January 31, 2010 | federal legislation, industry | Comments (0)

From today’s Washington Post:

The origin of the CFPA proposal may help explain why it has become so controversial. The idea for a new agency with broad powers to police the marketplace for borrowing — mortgages, credit cards, payday loans and other forms of consumer credit — came from a 2007 article that Harvard Law professor Elizabeth Warren wrote for Democracy, a liberal policy journal with a circulation of 5,000.

In June, the Obama administration adopted her concept for its package of regulatory reforms. Senate Banking Committee Chairman Christopher J. Dodd (D-Conn.) was an early supporter.

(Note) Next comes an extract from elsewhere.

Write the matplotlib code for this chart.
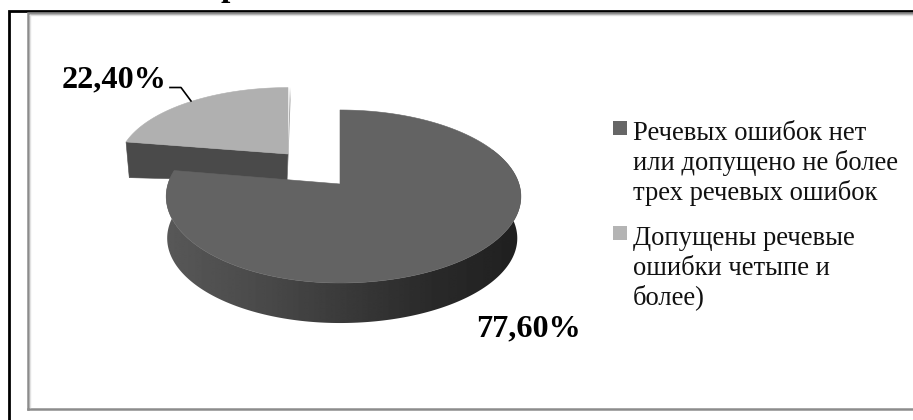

He called consumer protection “our first priority” and urged approval of “an independent consumer protection agency whose sole focus is the financial well-being of consumers.”

But Sen. Richard C. Shelby (R-Ala.), the banking committee’s ranking Republican, said he wouldn’t support the creation of an independent agency, calling it “a folly and dangerous” and an expression of the paternalism he thinks government should avoid. Yet Shelby, who likes to call himself “something of a populist,” also said he favored new consumer protections. “Consumers are not likely to participate in our markets . . . unless they know they are protected against fraud and unfair dealings,” he said last summer.